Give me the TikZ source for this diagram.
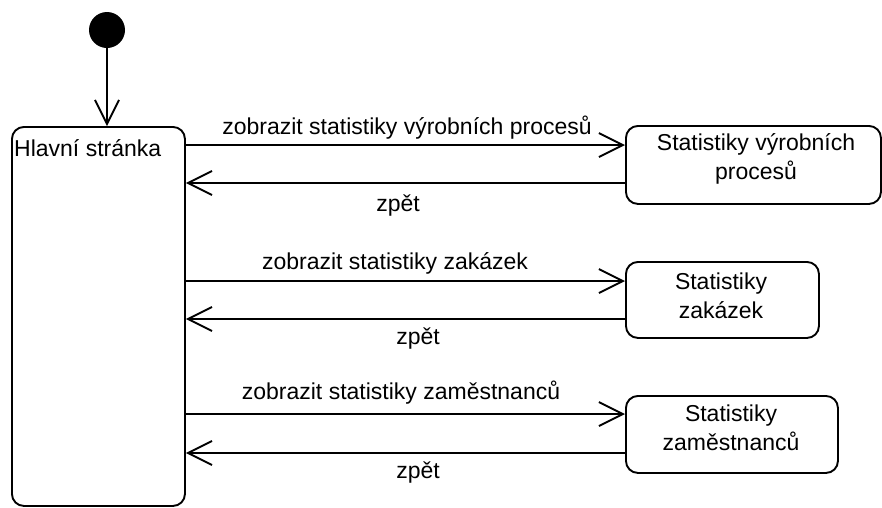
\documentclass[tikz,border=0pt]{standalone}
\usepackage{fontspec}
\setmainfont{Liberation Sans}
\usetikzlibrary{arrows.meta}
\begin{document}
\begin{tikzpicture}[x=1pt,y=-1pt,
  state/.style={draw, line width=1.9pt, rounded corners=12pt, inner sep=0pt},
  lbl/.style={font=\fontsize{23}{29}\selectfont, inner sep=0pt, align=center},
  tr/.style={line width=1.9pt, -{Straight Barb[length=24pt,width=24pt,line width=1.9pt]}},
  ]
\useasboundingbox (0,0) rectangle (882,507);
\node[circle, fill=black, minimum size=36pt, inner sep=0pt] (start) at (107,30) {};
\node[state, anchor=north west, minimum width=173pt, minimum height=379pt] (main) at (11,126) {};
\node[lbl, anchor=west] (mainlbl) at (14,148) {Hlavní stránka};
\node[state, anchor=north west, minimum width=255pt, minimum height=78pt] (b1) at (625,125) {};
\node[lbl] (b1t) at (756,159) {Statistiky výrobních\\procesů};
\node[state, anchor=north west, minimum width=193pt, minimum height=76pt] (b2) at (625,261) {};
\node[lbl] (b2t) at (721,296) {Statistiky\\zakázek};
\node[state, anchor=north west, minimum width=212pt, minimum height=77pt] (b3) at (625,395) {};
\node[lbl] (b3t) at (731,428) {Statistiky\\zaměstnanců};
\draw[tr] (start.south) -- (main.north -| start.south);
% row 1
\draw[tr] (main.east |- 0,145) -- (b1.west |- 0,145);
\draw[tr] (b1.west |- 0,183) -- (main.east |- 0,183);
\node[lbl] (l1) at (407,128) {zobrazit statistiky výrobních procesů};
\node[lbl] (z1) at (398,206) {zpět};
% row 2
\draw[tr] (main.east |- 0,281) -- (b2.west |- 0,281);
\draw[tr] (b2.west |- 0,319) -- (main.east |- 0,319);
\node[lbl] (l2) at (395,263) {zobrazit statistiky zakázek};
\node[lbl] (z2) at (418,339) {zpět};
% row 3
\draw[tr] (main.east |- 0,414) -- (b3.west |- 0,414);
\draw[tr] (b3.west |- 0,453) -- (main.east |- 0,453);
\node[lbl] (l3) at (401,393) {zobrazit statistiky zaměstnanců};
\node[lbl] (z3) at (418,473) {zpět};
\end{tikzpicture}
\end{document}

## JOB
Omit the pictures, then quote the rest of the material above exactly.

## FULL SOLUTION
Give me the TikZ source for this diagram.
\documentclass[tikz,border=0pt]{standalone}
\usepackage{fontspec}
\setmainfont{Liberation Sans}
\usetikzlibrary{arrows.meta}
\begin{document}
\begin{tikzpicture}[x=1pt,y=-1pt,
  state/.style={draw, line width=1.9pt, rounded corners=12pt, inner sep=0pt},
  lbl/.style={font=\fontsize{23}{29}\selectfont, inner sep=0pt, align=center},
  tr/.style={line width=1.9pt, -{Straight Barb[length=24pt,width=24pt,line width=1.9pt]}},
  ]
\useasboundingbox (0,0) rectangle (882,507);
\node[circle, fill=black, minimum size=36pt, inner sep=0pt] (start) at (107,30) {};
\node[state, anchor=north west, minimum width=173pt, minimum height=379pt] (main) at (11,126) {};
\node[lbl, anchor=west] (mainlbl) at (14,148) {Hlavní stránka};
\node[state, anchor=north west, minimum width=255pt, minimum height=78pt] (b1) at (625,125) {};
\node[lbl] (b1t) at (756,159) {Statistiky výrobních\\procesů};
\node[state, anchor=north west, minimum width=193pt, minimum height=76pt] (b2) at (625,261) {};
\node[lbl] (b2t) at (721,296) {Statistiky\\zakázek};
\node[state, anchor=north west, minimum width=212pt, minimum height=77pt] (b3) at (625,395) {};
\node[lbl] (b3t) at (731,428) {Statistiky\\zaměstnanců};
\draw[tr] (start.south) -- (main.north -| start.south);
% row 1
\draw[tr] (main.east |- 0,145) -- (b1.west |- 0,145);
\draw[tr] (b1.west |- 0,183) -- (main.east |- 0,183);
\node[lbl] (l1) at (407,128) {zobrazit statistiky výrobních procesů};
\node[lbl] (z1) at (398,206) {zpět};
% row 2
\draw[tr] (main.east |- 0,281) -- (b2.west |- 0,281);
\draw[tr] (b2.west |- 0,319) -- (main.east |- 0,319);
\node[lbl] (l2) at (395,263) {zobrazit statistiky zakázek};
\node[lbl] (z2) at (418,339) {zpět};
% row 3
\draw[tr] (main.east |- 0,414) -- (b3.west |- 0,414);
\draw[tr] (b3.west |- 0,453) -- (main.east |- 0,453);
\node[lbl] (l3) at (401,393) {zobrazit statistiky zaměstnanců};
\node[lbl] (z3) at (418,473) {zpět};
\end{tikzpicture}
\end{document}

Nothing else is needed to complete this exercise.